PROBLEM DETAILS. Repeat every line of the data exactly, but not the pictures.

Data entries
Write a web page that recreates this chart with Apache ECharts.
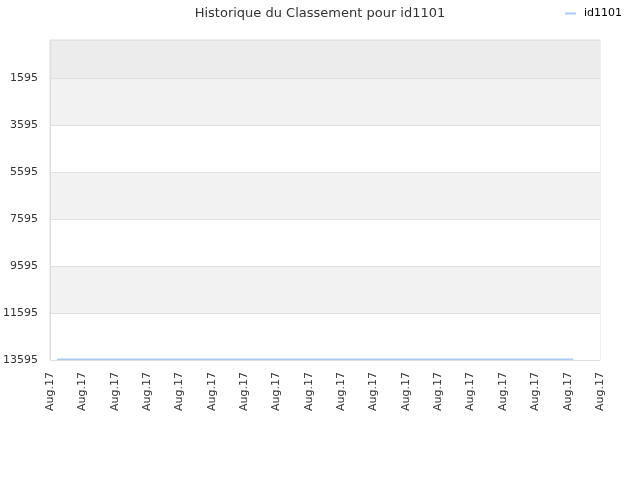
<!DOCTYPE html>
<html>
<head>
    <meta charset="utf-8">
    <title>Historique du Classement pour id1101</title>
    <script src="https://cdn.jsdelivr.net/npm/echarts@6/dist/echarts.min.js"></script>
    <style>
        html, body { margin: 0; padding: 0; background: #fff; }
        #main { width: 640px; height: 480px; }
    </style>
</head>
<body>
<div id="main"></div>
<script>
// position des jours sur l'axe (1 unité = 1 graduation)
var jours = [0.22, 4, 8, 12, 16.17];
var classement = [13560, 13560, 13560, 13560, 13560];
// graduations
var xTicks = [0, 1, 2, 3, 4, 5, 6, 7, 8, 9, 10, 11, 12, 13, 14, 15, 16, 17];
var xLabel = 'Aug.17';
var yTicks = [1595, 3595, 5595, 7595, 9595, 11595, 13595];
var yMin = -24;
var yMax = 13595;

var chart = echarts.init(document.getElementById('main'));

var option = {
    animation: false,
    textStyle: { fontFamily: 'DejaVu Sans' },
    title: {
        text: 'Historique du Classement pour id1101',
        left: 'center',
        top: 2,
        textStyle: { fontSize: 13, fontWeight: 'normal', color: '#333', fontFamily: 'DejaVu Sans' }
    },
    legend: {
        data: ['id1101'],
        right: 13,
        top: 3,
        itemWidth: 11,
        itemHeight: 2,
        itemGap: 4,
        icon: 'rect',
        textStyle: { fontSize: 11, color: '#000', fontFamily: 'DejaVu Sans', padding: [0, 0, 0, 3] }
    },
    grid: {
        left: 50,
        right: 40,
        top: 40,
        bottom: 120,
        containLabel: false,
        outerBoundsMode: 'none',
        show: true,
        borderColor: '#ddd',
        borderWidth: 1,
        backgroundColor: 'transparent'
    },
    xAxis: {
        type: 'value',
        min: 0,
        max: 17,
        interval: 1,
        axisLine: { show: false },
        axisTick: { show: false },
        splitLine: { show: false },
        axisLabel: {
            rotate: 90,
            margin: 12,
            fontSize: 11,
            color: '#333',
            showMinLabel: true,
            showMaxLabel: true,
            customValues: xTicks,
            formatter: function () { return xLabel; }
        }
    },
    yAxis: {
        type: 'value',
        inverse: true,
        min: yMin,
        max: yMax,
        axisLine: { show: true, lineStyle: { color: '#ddd' } },
        axisTick: { show: false, customValues: [yMin].concat(yTicks) },
        axisLabel: {
            customValues: yTicks,
            fontSize: 11,
            color: '#333',
            margin: 12,
            formatter: function (v) { return String(v); }
        },
        splitLine: { show: true, lineStyle: { color: '#e0e0e0' } },
        splitArea: {
            show: true,
            areaStyle: { color: ['#ececec', '#f2f2f2', '#ffffff', '#f2f2f2', '#ffffff', '#f2f2f2', '#ffffff'] }
        }
    },
    series: [{
        name: 'id1101',
        type: 'line',
        symbol: 'none',
        color: '#a8cbee',
        lineStyle: { width: 1.5, color: '#a8cbee' },
        data: jours.map(function (j, i) { return [j, classement[i]]; })
    }]
};
chart.setOption(option);
</script>
</body>
</html>
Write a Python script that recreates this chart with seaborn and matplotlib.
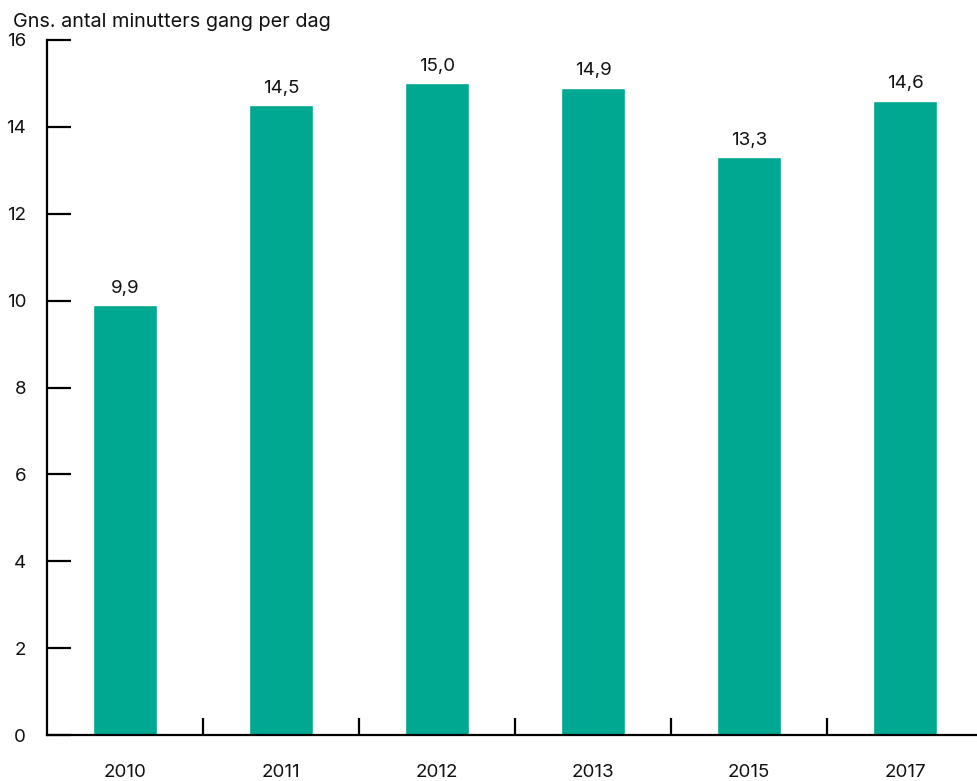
import matplotlib
matplotlib.use("Agg")
import matplotlib.pyplot as plt
import seaborn as sns
import pandas as pd
import numpy as np

years = ["2010", "2011", "2012", "2013", "2015", "2017"]
values = [9.9, 14.5, 15.0, 14.9, 13.3, 14.6]
value_labels = ["9,9", "14,5", "15,0", "14,9", "13,3", "14,6"]
y_label = "Gns. antal minutters gang per dag"

sns.set_theme(style="white")
plt.rcParams["font.family"] = ["Inter", "DejaVu Sans"]

df = pd.DataFrame({"year": years, "value": values})

W, H = 978, 781
fig = plt.figure(figsize=(W / 100, H / 100), dpi=100)
ax = fig.add_axes([47 / W, (H - 735) / H, (983 - 47) / W, (735 - 40) / H])

sns.barplot(data=df, x="year", y="value", color="#00A891", width=0.405,
            saturation=1, ax=ax)

ax.set_xlim(-0.5, 5.5)
ax.set_ylim(0, 16)
ax.set_yticks(np.arange(0, 17, 2))
ax.set_xlabel("")
ax.set_ylabel("")

for s in ["top", "right"]:
    ax.spines[s].set_visible(False)
for s in ["left", "bottom"]:
    ax.spines[s].set_color("black")
    ax.spines[s].set_linewidth(1.6)

ax.tick_params(axis="y", direction="in", length=17, width=1.6, color="black",
               labelsize=13.5, pad=15, left=True)
ax.tick_params(axis="x", which="major", length=0, labelsize=13.5, pad=21)
ax.set_xticks(np.arange(0.5, 5.0, 1.0), minor=True)
ax.tick_params(axis="x", which="minor", direction="in", length=12, width=1.6,
               color="black", bottom=True)
for lab in ax.get_yticklabels() + ax.get_xticklabels():
    lab.set_color("#111111")

for i, (v, t) in enumerate(zip(values, value_labels)):
    ax.annotate(t, (i, v), xytext=(0, 6), textcoords="offset points",
                ha="center", va="bottom", fontsize=13.5, color="#111111")

fig.text(13 / W, (H - 22) / H, y_label, fontsize=14.3, color="#111111",
         ha="left", va="center")

fig.savefig("out.png", dpi=100)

EXERCISE OUTPUT.
Write a web page that recreates this chart with Apache ECharts.
<!DOCTYPE html>
<html>
<head>
    <meta charset="utf-8">
    <title>Historique du Classement pour id1101</title>
    <script src="https://cdn.jsdelivr.net/npm/echarts@6/dist/echarts.min.js"></script>
    <style>
        html, body { margin: 0; padding: 0; background: #fff; }
        #main { width: 640px; height: 480px; }
    </style>
</head>
<body>
<div id="main"></div>
<script>
// position des jours sur l'axe (1 unité = 1 graduation)
var jours = [0.22, 4, 8, 12, 16.17];
var classement = [13560, 13560, 13560, 13560, 13560];
// graduations
var xTicks = [0, 1, 2, 3, 4, 5, 6, 7, 8, 9, 10, 11, 12, 13, 14, 15, 16, 17];
var xLabel = 'Aug.17';
var yTicks = [1595, 3595, 5595, 7595, 9595, 11595, 13595];
var yMin = -24;
var yMax = 13595;

var chart = echarts.init(document.getElementById('main'));

var option = {
    animation: false,
    textStyle: { fontFamily: 'DejaVu Sans' },
    title: {
        text: 'Historique du Classement pour id1101',
        left: 'center',
        top: 2,
        textStyle: { fontSize: 13, fontWeight: 'normal', color: '#333', fontFamily: 'DejaVu Sans' }
    },
    legend: {
        data: ['id1101'],
        right: 13,
        top: 3,
        itemWidth: 11,
        itemHeight: 2,
        itemGap: 4,
        icon: 'rect',
        textStyle: { fontSize: 11, color: '#000', fontFamily: 'DejaVu Sans', padding: [0, 0, 0, 3] }
    },
    grid: {
        left: 50,
        right: 40,
        top: 40,
        bottom: 120,
        containLabel: false,
        outerBoundsMode: 'none',
        show: true,
        borderColor: '#ddd',
        borderWidth: 1,
        backgroundColor: 'transparent'
    },
    xAxis: {
        type: 'value',
        min: 0,
        max: 17,
        interval: 1,
        axisLine: { show: false },
        axisTick: { show: false },
        splitLine: { show: false },
        axisLabel: {
            rotate: 90,
            margin: 12,
            fontSize: 11,
            color: '#333',
            showMinLabel: true,
            showMaxLabel: true,
            customValues: xTicks,
            formatter: function () { return xLabel; }
        }
    },
    yAxis: {
        type: 'value',
        inverse: true,
        min: yMin,
        max: yMax,
        axisLine: { show: true, lineStyle: { color: '#ddd' } },
        axisTick: { show: false, customValues: [yMin].concat(yTicks) },
        axisLabel: {
            customValues: yTicks,
            fontSize: 11,
            color: '#333',
            margin: 12,
            formatter: function (v) { return String(v); }
        },
        splitLine: { show: true, lineStyle: { color: '#e0e0e0' } },
        splitArea: {
            show: true,
            areaStyle: { color: ['#ececec', '#f2f2f2', '#ffffff', '#f2f2f2', '#ffffff', '#f2f2f2', '#ffffff'] }
        }
    },
    series: [{
        name: 'id1101',
        type: 'line',
        symbol: 'none',
        color: '#a8cbee',
        lineStyle: { width: 1.5, color: '#a8cbee' },
        data: jours.map(function (j, i) { return [j, classement[i]]; })
    }]
};
chart.setOption(option);
</script>
</body>
</html>
Write a Python script that recreates this chart with seaborn and matplotlib.
import matplotlib
matplotlib.use("Agg")
import matplotlib.pyplot as plt
import seaborn as sns
import pandas as pd
import numpy as np

years = ["2010", "2011", "2012", "2013", "2015", "2017"]
values = [9.9, 14.5, 15.0, 14.9, 13.3, 14.6]
value_labels = ["9,9", "14,5", "15,0", "14,9", "13,3", "14,6"]
y_label = "Gns. antal minutters gang per dag"

sns.set_theme(style="white")
plt.rcParams["font.family"] = ["Inter", "DejaVu Sans"]

df = pd.DataFrame({"year": years, "value": values})

W, H = 978, 781
fig = plt.figure(figsize=(W / 100, H / 100), dpi=100)
ax = fig.add_axes([47 / W, (H - 735) / H, (983 - 47) / W, (735 - 40) / H])

sns.barplot(data=df, x="year", y="value", color="#00A891", width=0.405,
            saturation=1, ax=ax)

ax.set_xlim(-0.5, 5.5)
ax.set_ylim(0, 16)
ax.set_yticks(np.arange(0, 17, 2))
ax.set_xlabel("")
ax.set_ylabel("")

for s in ["top", "right"]:
    ax.spines[s].set_visible(False)
for s in ["left", "bottom"]:
    ax.spines[s].set_color("black")
    ax.spines[s].set_linewidth(1.6)

ax.tick_params(axis="y", direction="in", length=17, width=1.6, color="black",
               labelsize=13.5, pad=15, left=True)
ax.tick_params(axis="x", which="major", length=0, labelsize=13.5, pad=21)
ax.set_xticks(np.arange(0.5, 5.0, 1.0), minor=True)
ax.tick_params(axis="x", which="minor", direction="in", length=12, width=1.6,
               color="black", bottom=True)
for lab in ax.get_yticklabels() + ax.get_xticklabels():
    lab.set_color("#111111")

for i, (v, t) in enumerate(zip(values, value_labels)):
    ax.annotate(t, (i, v), xytext=(0, 6), textcoords="offset points",
                ha="center", va="bottom", fontsize=13.5, color="#111111")

fig.text(13 / W, (H - 22) / H, y_label, fontsize=14.3, color="#111111",
         ha="left", va="center")

fig.savefig("out.png", dpi=100)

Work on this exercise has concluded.